Two U.S. special forces personnel were killed Monday in a so-called “insider attack” in Afghanistan — shattering a lull in Afghan security forces firing on their American allies this year.
Abdul Razaq Koraishi, a Warnak province deputy police chief, said one of his men stood up in a truck, grabbed a machine gun and fired on Americans as well as his law enforcement colleagues. The officer killed two Afghan policemen and wounded several others before being killed in a fierce firefight, the Associated Press reported.
The attack came the day after Afghan President Hamid Karzai befuddled U.S. officials by accusing them of conspiring with the Taliban to stage two recent suicide bombings.
Monday’s fatalities mark the third insider attack this year, well behind the pace of 2012, when 47 attacks killed 61 NATO personnel, most of them Americans.
On Friday, an Afghan soldier opened fire on Americans, injuring four, and a U.S. soldier was killed in such an attack in January.
The NATO command in Kabul is bracing for an uptick in assaults now that the Taliban’s “fighting season” is beginning.
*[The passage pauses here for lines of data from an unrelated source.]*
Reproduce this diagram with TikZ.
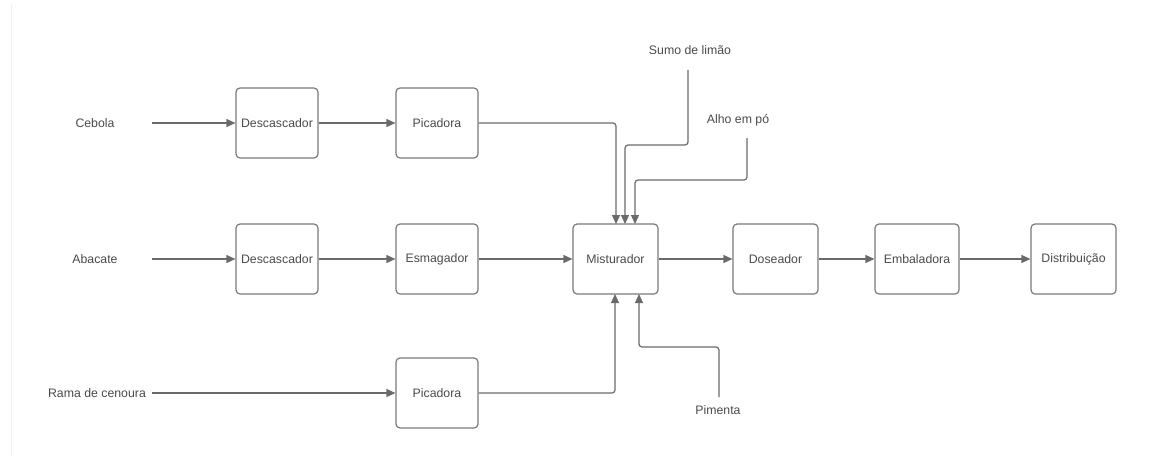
\documentclass[tikz,border=0pt]{standalone}
\usepackage{fontspec}
\setmainfont{Liberation Sans}
\usetikzlibrary{arrows.meta}
\definecolor{linec}{HTML}{6A6A6A}
\definecolor{boxc}{HTML}{7A7A7A}
\definecolor{txtc}{HTML}{4A4A4A}
\tikzset{
  proc/.style={draw=boxc, line width=1.2pt, rounded corners=4pt, minimum width=82pt, minimum height=70pt, inner sep=0pt, text=txtc, font=\fontsize{12.3}{14}\selectfont},
  lbl/.style={inner sep=0pt, text=txtc, font=\fontsize{12.3}{14}\selectfont},
  flow/.style={draw=linec, line width=1.2pt, -{Triangle[length=9pt,width=8pt]}},
  flowline/.style={draw=linec, line width=1.2pt}
}
\begin{document}
\begin{tikzpicture}[x=1pt,y=-1pt]
\useasboundingbox (0,0) rectangle (1155,459);
\draw[draw=black!6, line width=0.8pt] (11,4) -- (11,455);
% boxes
\node[proc] (d1) at (277,123) {Descascador};
\node[proc] (p1) at (437,123) {Picadora};
\node[proc] (d2) at (277,259) {Descascador};
\node[proc] (es) at (437,259) {Esmagador};
\node[proc, minimum width=85pt] (mi) at (615.5,259) {Misturador};
\node[proc, minimum width=85pt] (do) at (775.5,259) {Doseador};
\node[proc, minimum width=84pt] (em) at (917,259) {Embaladora};
\node[proc, minimum width=85pt] (di) at (1073.5,259) {Distribuição};
\node[proc] (p2) at (437,393) {Picadora};
% labels
\node[lbl] (ce) at (95,123) {Cebola};
\node[lbl] (ab) at (95,259) {Abacate};
\node[lbl] (ra) at (97,393) {Rama de cenoura};
\node[lbl] (su) at (690,50) {Sumo de limão};
\node[lbl] (al) at (738,120) {Alho em pó};
\node[lbl] (pi) at (718,410) {Pimenta};
% coordinates for free ends
\coordinate (ceE) at (152,123);
\coordinate (abE) at (152,259);
\coordinate (raE) at (152,393);
\coordinate (suS) at (688,70);
\coordinate (alS) at (747,138);
\coordinate (piS) at (719,397);
% straight flows
\draw[flow] (ceE) -- (d1.west);
\draw[flow] (d1.east) -- (p1.west);
\draw[flow] (abE) -- (d2.west);
\draw[flow] (d2.east) -- (es.west);
\draw[flow] (es.east) -- (mi.west);
\draw[flow] (mi.east) -- (do.west);
\draw[flow] (do.east) -- (em.west);
\draw[flow] (em.east) -- (di.west);
\draw[flow] (raE) -- (p2.west);
% into Misturador from top
\draw[flow, rounded corners=3pt] (p1.east) -- (616,123) -- (616,224);
\draw[flow, rounded corners=3pt] (suS) -- (688,145) -- (625,145) -- (625,224);
\draw[flow, rounded corners=3pt] (alS) -- (747,180) -- (635,180) -- (635,224);
% into Misturador from bottom
\draw[flow, rounded corners=3pt] (p2.east) -- (615,393) -- (615,294);
\draw[flow, rounded corners=3pt] (piS) -- (719,347) -- (639,347) -- (639,294);
\end{tikzpicture}
\end{document}
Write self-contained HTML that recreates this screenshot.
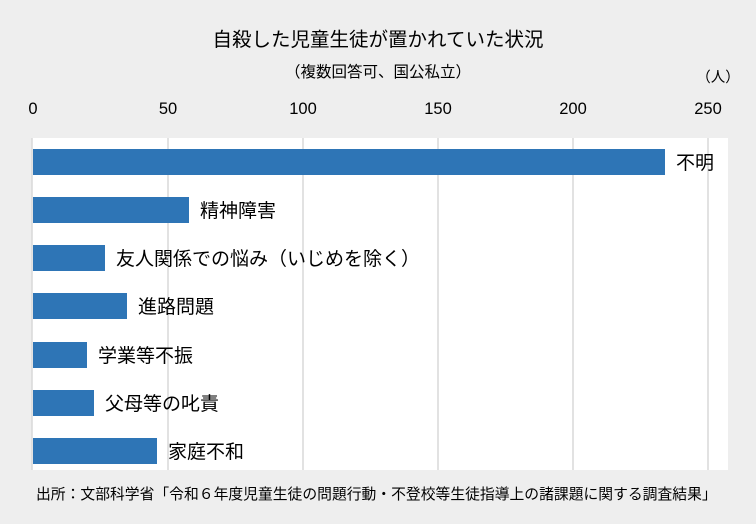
<!DOCTYPE html><html><head><meta charset="utf-8"><style>
body{margin:0;width:756px;height:519px;background:#eeeeee;overflow:hidden;font-family:"Liberation Sans","Noto Sans CJK JP",sans-serif;color:#222}
</style></head><body>
<svg width="756" height="519" xmlns="http://www.w3.org/2000/svg" style="font-family:'Liberation Sans','Noto Sans CJK JP',sans-serif">
<rect width="756" height="519" fill="#eeeeee"/>
<rect x="32" y="138" width="696" height="332" fill="#fff"/>
<g stroke="#d9d9d9" stroke-width="1.5">
<line x1="32" y1="138" x2="32" y2="470"/><line x1="168" y1="138" x2="168" y2="470"/><line x1="303" y1="138" x2="303" y2="470"/><line x1="438" y1="138" x2="438" y2="470"/><line x1="573" y1="138" x2="573" y2="470"/><line x1="708" y1="138" x2="708" y2="470"/>
</g>
<text x="378" y="46" font-size="19.5" text-anchor="middle">自殺した児童生徒が置かれていた状況</text>
<text x="378" y="77" font-size="15.5" text-anchor="middle">（複数回答可、国公私立）</text>
<text x="718" y="82" font-size="14.5" text-anchor="middle">（人）</text>
<g font-size="16.5" text-anchor="middle">
<text x="33" y="114">0</text><text x="168" y="114">50</text><text x="303" y="114">100</text><text x="438" y="114">150</text><text x="573" y="114">200</text><text x="708" y="114">250</text>
</g>
<g fill="#2e75b6">
<rect x="33" y="149" width="632" height="26"/>
<rect x="33" y="197" width="156" height="26"/>
<rect x="33" y="245" width="72" height="26"/>
<rect x="33" y="293" width="94" height="26"/>
<rect x="33" y="342" width="54" height="26"/>
<rect x="33" y="390" width="61" height="26"/>
<rect x="33" y="438" width="124" height="26"/>
</g>
<g font-size="19">
<text x="676" y="169">不明</text>
<text x="200" y="217">精神障害</text>
<text x="116" y="265">友人関係での悩み（いじめを除く）</text>
<text x="138" y="313">進路問題</text>
<text x="98" y="362">学業等不振</text>
<text x="105" y="410">父母等の叱責</text>
<text x="168" y="458">家庭不和</text>
</g>
<text x="36" y="499" font-size="14.8">出所：文部科学省「令和６年度児童生徒の問題行動・不登校等生徒指導上の諸課題に関する調査結果」</text>
</svg>
</body></html>
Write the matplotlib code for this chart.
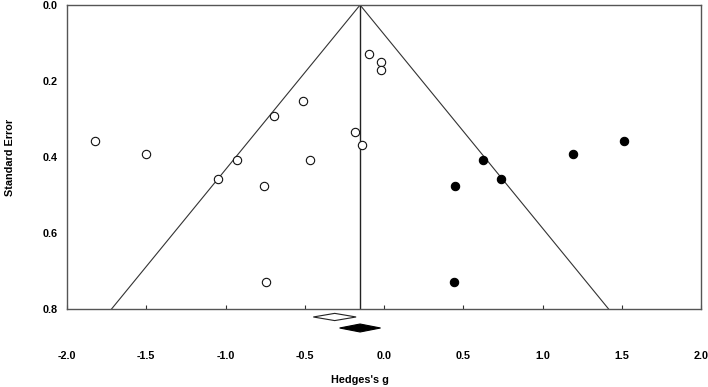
import matplotlib.pyplot as plt
from matplotlib.patches import Polygon
import numpy as np

plt.rcParams['font.family'] = ['Liberation Sans', 'DejaVu Sans']

# observed studies (open circles)
obs_g = [-1.823, -1.50, -1.045, -0.927, -0.696, -0.509, -0.757, -0.469,
         -0.183, -0.137, -0.095, -0.019, -0.019, -0.747]
obs_se = [0.358, 0.391, 0.457, 0.408, 0.292, 0.253, 0.477, 0.407,
          0.335, 0.369, 0.130, 0.151, 0.172, 0.728]

# imputed studies (filled circles)
imp_g = [0.622, 0.740, 0.450, 1.194, 1.516, 0.440]
imp_se = [0.407, 0.457, 0.477, 0.391, 0.358, 0.728]

# summary estimates: point, lower, upper
obs_est = [-0.311, -0.446, -0.176]
adj_est = [-0.151, -0.280, -0.022]

se_max = 0.8
xticks = [-2.0, -1.5, -1.0, -0.5, 0.0, 0.5, 1.0, 1.5, 2.0]
yticks = [0.0, 0.2, 0.4, 0.6, 0.8]

fig = plt.figure(figsize=(7.08, 3.87), dpi=100)
ax = fig.add_axes([67/708, 1-309/387, (701-67)/708, (309-5)/387])

c = adj_est[0]
ax.plot([c-1.96*se_max, c, c+1.96*se_max], [se_max, 0, se_max], color='#333333', lw=0.8)
ax.plot([c, c], [0, se_max], color='#222222', lw=1.0)

ax.plot(obs_g, obs_se, 'o', ms=6.0, mfc='white', mec='#111111', mew=0.8, ls='none')
ax.plot(imp_g, imp_se, 'o', ms=6.0, mfc='black', mec='black', mew=0.8, ls='none')

def diamond(est, y, h, **kw):
    pts = [[est[1], y], [est[0], y-h], [est[2], y], [est[0], y+h]]
    ax.add_patch(Polygon(pts, closed=True, clip_on=False, **kw))

diamond(obs_est, 0.821, 0.0095, facecolor='white', edgecolor='#222222', lw=0.8)
diamond(adj_est, 0.850, 0.0105, facecolor='black', edgecolor='black', lw=0.8)

ax.set_xlim(-2.0, 2.0)
ax.set_ylim(se_max, 0)
ax.set_xticks(xticks)
ax.set_xticklabels(['%.1f' % v for v in xticks], fontweight='bold', fontsize=7.8)
ax.set_yticks(yticks)
ax.set_yticklabels(['%.1f' % v for v in yticks], fontweight='bold', fontsize=7.8)
ax.tick_params(axis='x', direction='in', length=3, pad=30, color='#333333')
ax.tick_params(axis='y', length=0, pad=7)
for s in ax.spines.values():
    s.set_color('#555555')
    s.set_linewidth(1.0)

fig.text(360/708, 1-380/387, "Hedges's g", ha='center', va='center', fontweight='bold', fontsize=7.8)
fig.text(10/708, 1-157/387, 'Standard Error', ha='center', va='center', rotation=90,
         fontweight='bold', fontsize=7.8)

fig.savefig('out.png', dpi=100)
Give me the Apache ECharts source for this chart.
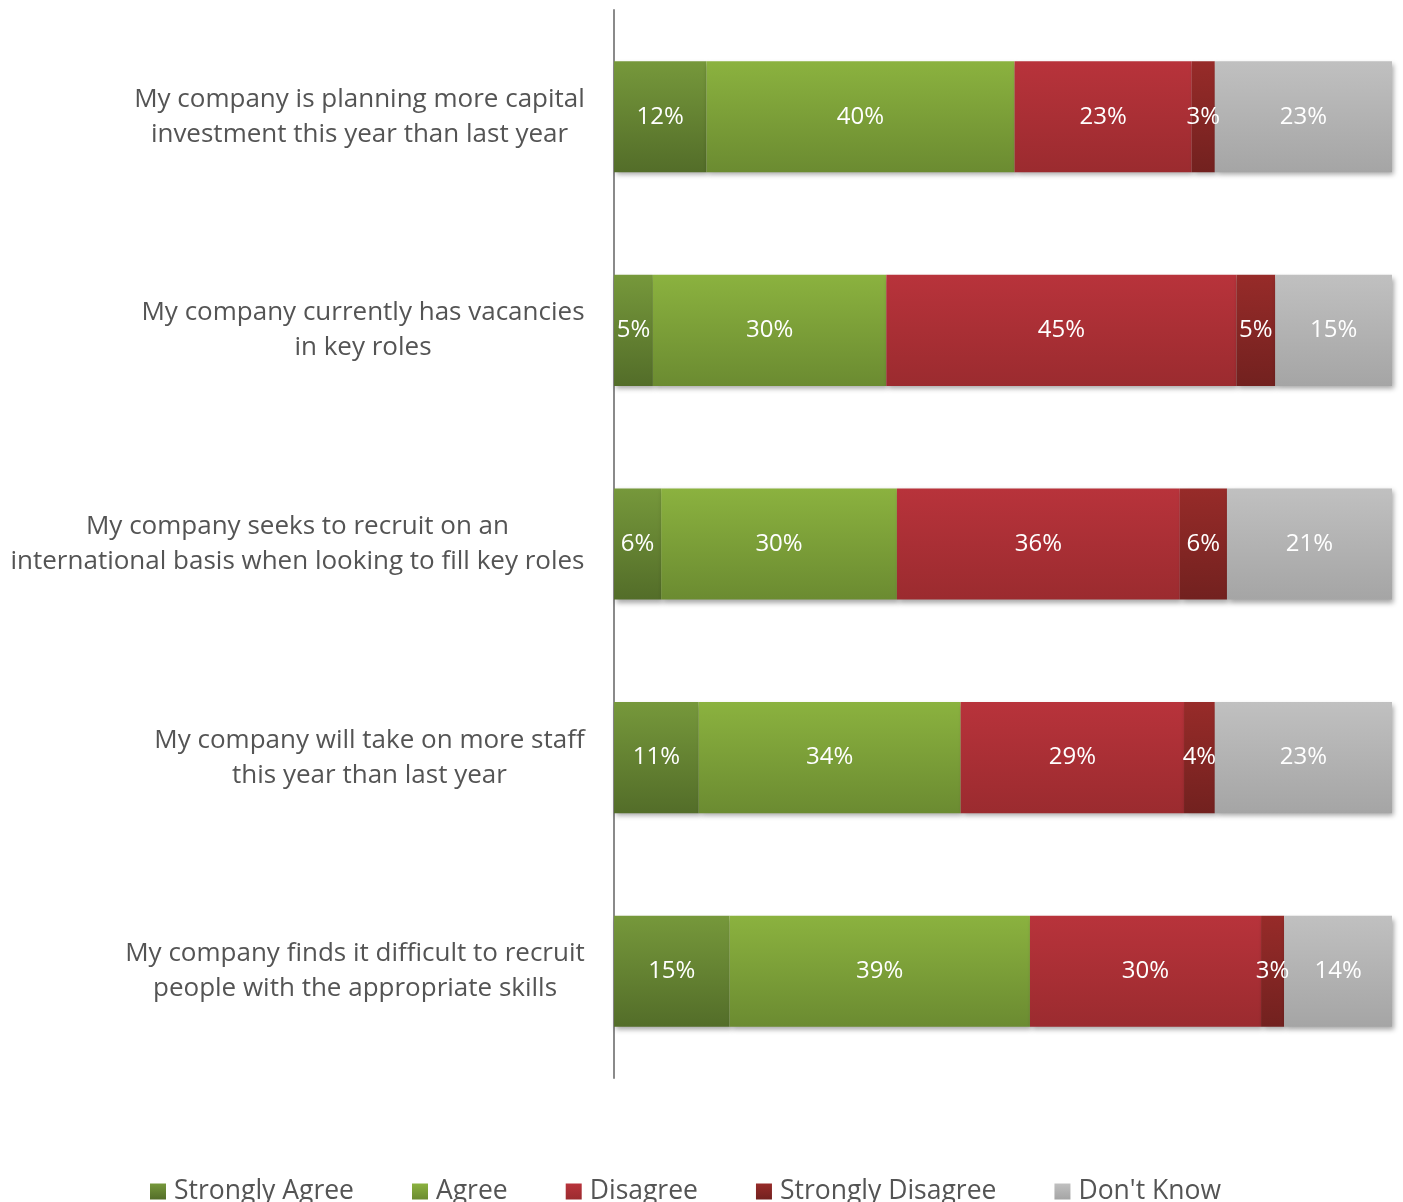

The command last year instituted an eight-step screening process designed to find any ties between recruits and insurgents. Officials are putting much trust in village elders to vouch for would-be members of the Afghan National Security Force, which includes national police and the army. The command says it arrested hundreds of personnel linked to insurgents.
The emphasis on weeding out traitors shows the degree to which the enemy tactic is destroying trust between Afghans and Americans.
“Insider attacks were the most effective innovation in tactics employed by the Taliban over the course of the entire war,” an active-duty Army officer told The Washington Times.
Meanwhile, U.S. officials denied Mr. Karsai’s charge of U.S.-Taliban collaboration.
“It’s categorically false,” Marine Gen. Joseph F. Dunford Jr., the commander of U.S. and NATO forces in Afghanistan, told reporters traveling with Defense Secretary Chuck Hagel in Afghanistan.
“We have fought too hard over the past 12 years,” Gen. Dunford said. “We have shed too much blood over the past 12 years. We have done too much to help the Afghan security forces grow over the last 12 years to ever think that violence or instability would be to our advantage.”
U.S. Ambassador James Cunningham issued a statement: “The thought that we would collude with the Taliban flies in the face of everything we have done here and is absolutely without foundation. It is inconceivable that we would spend the lives of America’s sons, daughters, and our treasure, in helping Afghans to secure and rebuild their country, and at the same time be engaged in endangering Afghanistan or its citizens.”
Gen. Dunford said that Mr. Karzai “has never said to me that the United States was colluding with the Taliban. So I don’t know what caused him to say that today.”
The general said there has been “some tension” in honoring Afghanistan’s sovereignty as U.S. troops occupy territory, make combat decisions and guide Afghans into battle.
“So this is really what we’re trying to do is we’re trying to balance the needs of the campaign with Afghan sovereignty,” he said. “And increasingly we are moving towards Afghan sovereignty, and that’s what President Karzai is focused on. That’s what he believes the Afghan people need, deserve.”